Las nuevas tribus según Maffessoli nos están trasmitiendo un mensaje: el individualismo del repliegue narcisista está agotado. Poco puede conseguirse invitando a los jóvenes a encerrarse en su privacidad y a consumir pacíficamente. Las tribus recuperan el valor de “lo próximo”, el sentido de lo comunitario, de un ámbito donde dar sentido a las energías.

Y lo cierto es que realizamos pocos esfuerzos por favorecer el nexo entre los jóvenes y entorno emocionalmente próximo, por el que valga la pena comprometerse y luchar. Más allá de unas admoniciones genéricas a la bondad, a la paz y a la bondad, los chicos se encuentran con unos adultos huidizos que no saben salir de su mundo y que compran su silencio abdicando ante sus excesos y financiando sus caprichos. La onda abdicatoria alcanza dimensiones tan colosales –familia, escuela, instituciones, medios de comunicación, etc.- que frenar su impulso o sustraerse a sus efectos resulta extenuante para cualquiera. Bastantes dudas tenemos ya los adultos, como para proponerles convincentemente causas por las que luchar. Hemos perdido la convicción necesaria para establecer límites y sólo fingimos autoridad ocasionalmente, sugestionándonos con nuestra impotencia frente a una “internacional juvenil” (Alberoni) indomesticable.

Recuerdo ahora la película "Thirteen". Narra la vida de una chica cuya adolescencia explosiva choca con los patrones de conducta buenistas y permisivos de la madre, incapaz de frenar su dramático extravío. Un descarrilamiento que, en el caso de las chicas, tiende a convertir la agresividad en experiencias límite y violencia autodestructiva.

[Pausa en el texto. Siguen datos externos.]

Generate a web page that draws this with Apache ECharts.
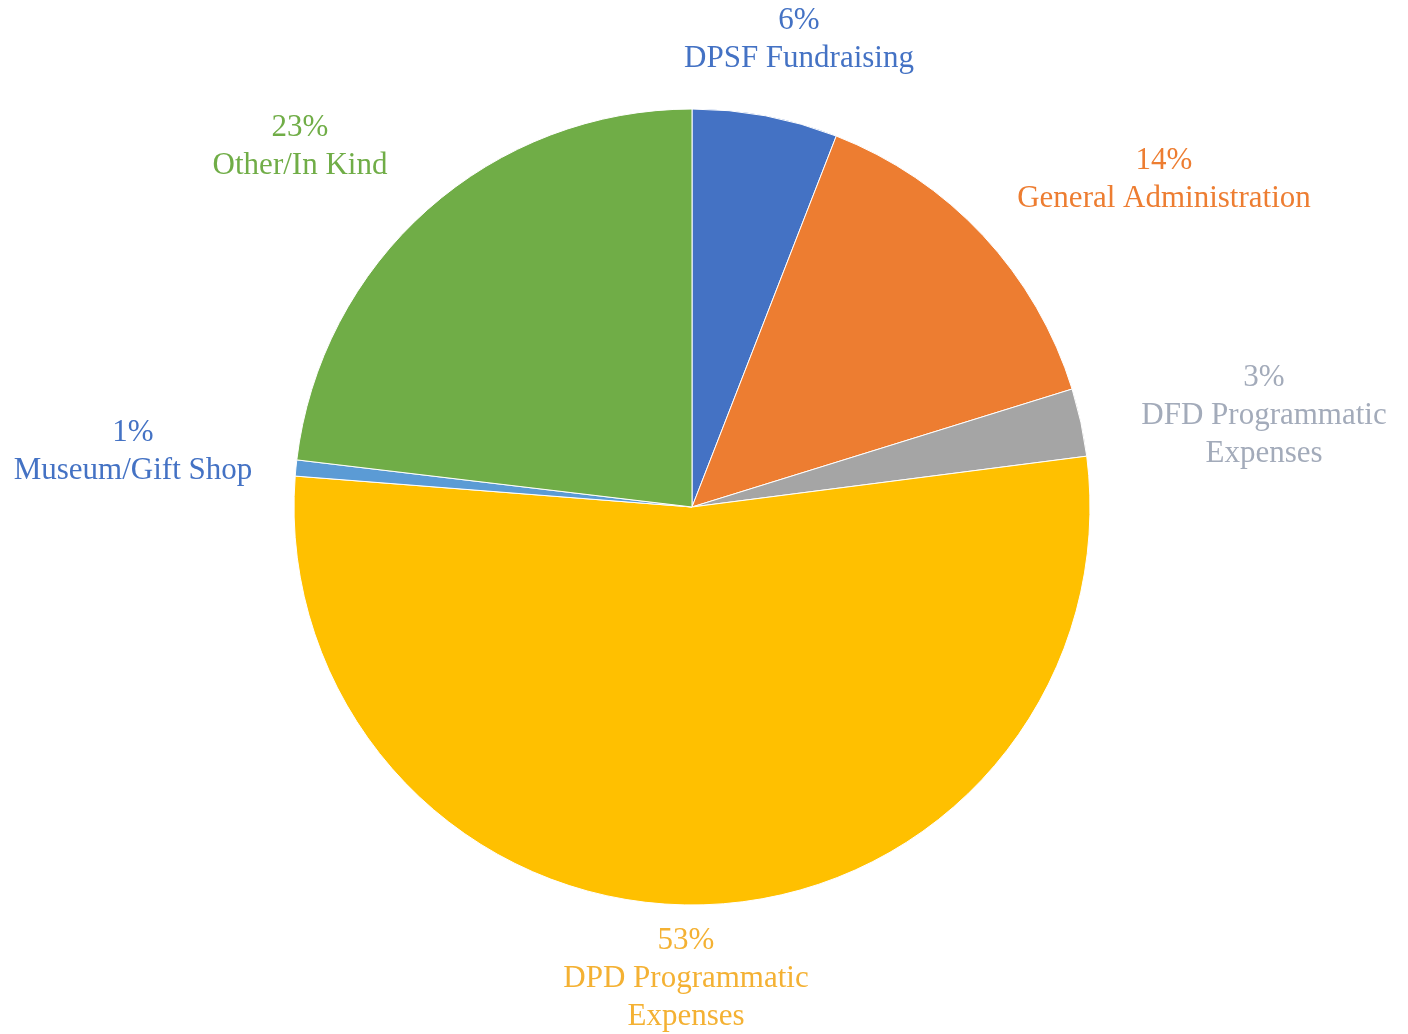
<!DOCTYPE html>
<html lang="en" style="height: 100%">
<head>
<meta charset="utf-8">
<title>Expense Breakdown Pie</title>
</head>
<body style="height: 100%; margin: 0; background: #fff">
<div id="container" style="height: 100%"></div>
<script type="text/javascript" src="https://cdn.jsdelivr.net/npm/echarts/dist/echarts.min.js"></script>
<script type="text/javascript">
var dom = document.getElementById('container');
var myChart = echarts.init(dom);

// Data (clockwise from 12 o'clock)
var categories = ['DPSF Fundraising', 'General Administration', 'DFD Programmatic\nExpenses',
    'DPD Programmatic\nExpenses', 'Museum/Gift Shop', 'Other/In Kind'];
var values = [5.9, 14.3, 2.75, 53.25, 0.65, 23.1];
var sliceColors = ['#4472C4', '#ED7D31', '#A5A5A5', '#FFC000', '#5B9BD5', '#70AD47'];
var labelColors = ['#4472C4', '#ED7D31', '#A3ABBA', '#F4B133', '#4472C4', '#70AD47'];

// label anchor points (centre of first line)
var labelPos = [[799, 2], [1164, 142], [1264, 359], [686, 922], [133, 414], [300, 109]];

var seriesData = categories.map(function (name, i) {
    return {
        name: name,
        value: values[i],
        itemStyle: { color: sliceColors[i] },
        label: { color: labelColors[i] }
    };
});

var option = {
    backgroundColor: '#fff',
    series: [{
        type: 'pie',
        center: [692, 507],
        radius: 398,
        startAngle: 90,
        clockwise: true,
        data: seriesData,
        itemStyle: { borderColor: '#fff', borderWidth: 1 },
        label: {
            show: true,
            position: 'outside',
            fontFamily: 'Liberation Serif',
            fontSize: 31,
            lineHeight: 38,
            align: 'center',
            overflow: 'none',
            formatter: function (p) {
                return Math.round(p.value) + '%\n' + p.name;
            }
        },
        labelLine: { show: false },
        labelLayout: function (params) {
            var pos = labelPos[params.dataIndex];
            return {
                x: pos[0],
                y: pos[1],
                align: 'center',
                verticalAlign: 'top'
            };
        },
        emphasis: { disabled: true }
    }]
};

myChart.setOption(option);
window.addEventListener('resize', myChart.resize);
</script>
</body>
</html>
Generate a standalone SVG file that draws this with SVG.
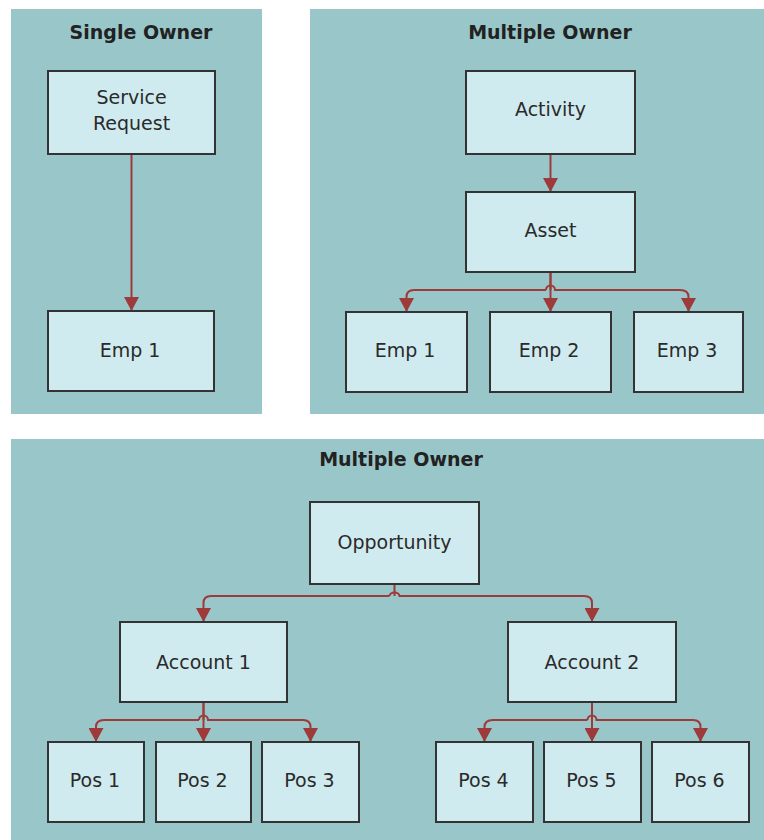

La “verdad incómoda” es que mimamos y sobreprotegemos a nuestros niños, pero abandonamos a nuestros adolescentes, negándoles el alimento que más necesitan. Se trata de una carencia que ni el botellón, ni las tribus pueden colmar. Y la explosión de energía adolescente sigue ahí, esperando causas que le den sentido y con las que comprometerse.